In order to defend yourself, it's important to know what weapons your enemy has at their disposal. In the fight against cancer, information about the mechanisms by which carcinogens promote tumour development is essential for developing treatments that can protect against or counteract their effects. A paper by Barcellos-Hoff and colleagues now indicates that ionizing radiation can cause cancer by epigenetic mechanisms as well as by mutagenesis, providing a new insight into how best to protect against this carcinogen.

Although the ability of ionizing radiation to induce DNA damage is the accepted basis for its carcinogenic properties, there is evidence to indicate that it might also contribute to tumour progression by disrupting normal cell–cell and cell–matrix interactions. The loss of such interactions is crucial for the development of tumours, as it removes the constraints on growth and motility that are usually imposed on a cell by its surroundings. Barcellos-Hoff and co-workers tested whether exposing human mammary epithelial cells (HMECs) to ionizing radiation induces morphological changes that might promote tumour progression independently of DNA damage. They exposed HMECs to sublethal doses of ionizing radiation and studied the effects on cellular interactions and morphogenesis in colonies that were produced from the irradiated cells.

The authors saw a severe disruption of the organization of these cells into the acinar structures that are usually formed in mammary epithelial tissue.
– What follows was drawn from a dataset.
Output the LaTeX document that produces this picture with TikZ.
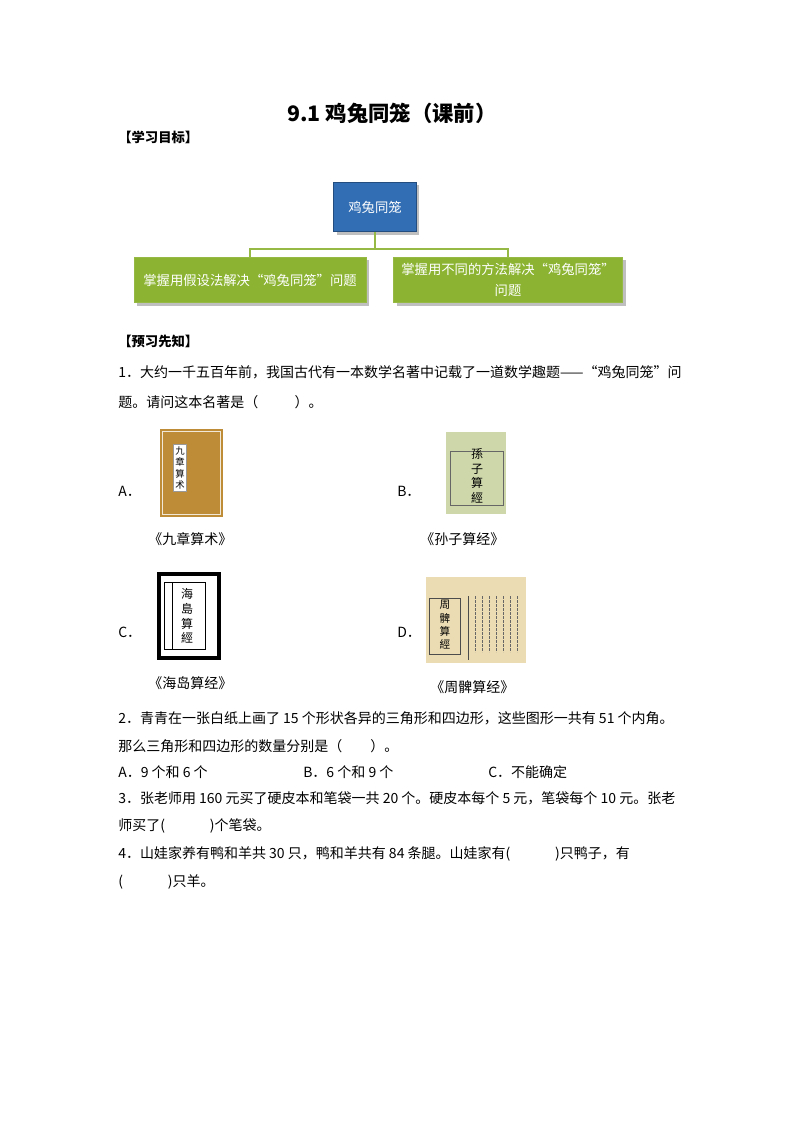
\documentclass[tikz,border=0pt]{standalone}
\usepackage{fontspec}
\setmainfont{Liberation Serif}
\newfontfamily\cjk{Noto Sans CJK SC}
\usetikzlibrary{shadows}
\definecolor{bluebox}{RGB}{50,110,180}
\definecolor{greenbox}{RGB}{140,180,50}
\definecolor{greenline}{RGB}{150,185,70}
\definecolor{bookA}{RGB}{190,140,55}
\definecolor{bookB}{RGB}{205,215,170}
\definecolor{bookD}{RGB}{235,220,180}
\begin{document}
\begin{tikzpicture}[x=0.75pt,y=-0.75pt,
  txt/.style={anchor=west,inner sep=0pt,font=\cjk\fontsize{10.5pt}{12pt}\selectfont},
  hd/.style={anchor=west,inner sep=0pt,font=\cjk\bfseries\fontsize{10pt}{12pt}\selectfont},
  gbox/.style={draw=greenline,fill=greenbox,text=white,align=center,font=\cjk\fontsize{10pt}{16pt}\selectfont,drop shadow},
  conn/.style={draw=greenline,line width=1.5pt}]
\useasboundingbox (0,0) rectangle (794,1123);
\fill[white] (0,0) rectangle (794,1123);
\node[inner sep=0pt,font=\cjk\bfseries\fontsize{16pt}{18pt}\selectfont] (title) at (392,113) {9.1 鸡兔同笼（课前）};
\node[hd] (h1) at (118,137) {【学习目标】};
\node[draw=bluebox!70!black,fill=bluebox,text=white,minimum width=62pt,minimum height=37pt,font=\cjk\fontsize{10pt}{12pt}\selectfont,drop shadow] (root) at (375,207) {鸡兔同笼};
\node[gbox,minimum width=174pt,minimum height=34pt] (L) at (250,280) {掌握用假设法解决“鸡兔同笼”问题};
\node[gbox,minimum width=171pt,minimum height=34pt,text width=165pt] (R) at (508,280) {掌握用不同的方法解决“鸡兔同笼”\\问题};
\coordinate (m) at (375,249);
\draw[conn] (root.south) -- (m) -| (L.north);
\draw[conn] (m) -| (R.north);
\node[hd] (h2) at (118,341) {【预习先知】};
\node[txt] (q1a) at (118,372) {1．大约一千五百年前，我国古代有一本数学名著中记载了一道数学趣题——“鸡兔同笼”问};
\node[txt] (q1b) at (118,402) {题。请问这本名著是（\hspace{2.6em}）。};
% A
\node[txt] (A) at (118,491) {A．};
\node[fill=bookA,minimum width=47pt,minimum height=66pt,inner sep=0pt] (imA) at (191.5,473) {};
\draw[white!80!bookA] ([shift={(2pt,-2pt)}]imA.north west) rectangle ([shift={(-2pt,2pt)}]imA.south east);
\node[fill=white,draw=black!40,inner sep=1.5pt,font=\cjk\fontsize{7pt}{8.5pt}\selectfont,align=center] (labA) at (180,468) {九\\章\\算\\术};
\node[txt] (cA) at (148,539) {《九章算术》};
% B
\node[txt] (B) at (397,491) {B．};
\node[fill=bookB,minimum width=45pt,minimum height=61pt,inner sep=0pt] (imB) at (476,473) {};
\draw[black!60] (450,451) rectangle (503,505);
\node[inner sep=0pt,font=\cjk\fontsize{9pt}{11pt}\selectfont,align=center] (labB) at (477,476) {孫\\子\\算\\經};
\node[txt] (cB) at (420,539) {《孙子算经》};
% C
\node[txt] (C) at (118,632) {C．};
\node[draw=black,line width=2.5pt,fill=white,minimum width=45pt,minimum height=63pt,inner sep=0pt] (imC) at (189,616) {};
\draw[black] (164,582) rectangle (205,649);
\draw[black] (172,582) -- (172,649);
\node[inner sep=0pt,font=\cjk\fontsize{9pt}{11pt}\selectfont,align=center] (labC) at (187,616) {海\\島\\算\\經};
\node[txt] (cC) at (148,683) {《海岛算经》};
% D
\node[txt] (D) at (397,632) {D．};
\node[fill=bookD,minimum width=75pt,minimum height=64pt,inner sep=0pt] (imD) at (476,620) {};
\draw[black!70] (429,598) rectangle (460,654);
\draw[black!70] (468,596) -- (468,660);
\node[inner sep=0pt,font=\cjk\fontsize{8pt}{10pt}\selectfont,align=center] (labD) at (445,625) {周\\髀\\算\\經};
\foreach \xx in {475,482,489,496,503,510,517}{\draw[black!60,line width=0.6pt,dash pattern=on 2pt off 1pt] (\xx,596) -- (\xx,652);}
\node[txt] (cD) at (430,687) {《周髀算经》};
% Q2
\node[txt] (q2a) at (118,718) {2．青青在一张白纸上画了 15 个形状各异的三角形和四边形，这些图形一共有 51 个内角。};
\node[txt] (q2b) at (118,746) {那么三角形和四边形的数量分别是（\hspace{2em}）。};
\node[txt] (o1) at (118,772) {A．9 个和 6 个};
\node[txt] (o2) at (303,772) {B．6 个和 9 个};
\node[txt] (o3) at (488,772) {C．不能确定};
\node[txt] (q3a) at (118,798) {3．张老师用 160 元买了硬皮本和笔袋一共 20 个。硬皮本每个 5 元，笔袋每个 10 元。张老};
\node[txt] (q3b) at (118,826) {师买了(\hspace{3.2em})个笔袋。};
\node[txt] (q4a) at (118,854) {4．山娃家养有鸭和羊共 30 只，鸭和羊共有 84 条腿。山娃家有(\hspace{3.2em})只鸭子，有};
\node[txt] (q4b) at (118,882) {(\hspace{3.2em})只羊。};
\end{tikzpicture}
\end{document}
Importantly, this was seen in the progeny of irradiated cells for several generations after irradiation. The expression patterns of several proteins that are crucial for mediating normal cellular interactions were also abnormal in these colonies. E-cadherin and β-catenin, which are vital for cell–cell adhesion, and connexin 43, a component of gap junctions, were present at decreased levels at their normal sites of localization, indicating that ionizing radiation disrupts normal cellular contacts.

These changes are unlikely to be due to the mutagenic effects of irradiation, as they were seen in almost all surviving cells — far more than would be expected to show these effects because of mutation. This indicates that ionizing radiation induces heritable changes in cellular organization that could promote tumour development independently of its mutagenic properties, predisposing cells to further malignant progression. These results indicate that therapies that are used to prevent tumour development caused by exposure to ionizing radiation should include agents that prevent or counteract the disruption to cellular organization, providing a new line of defence against this carcinogen.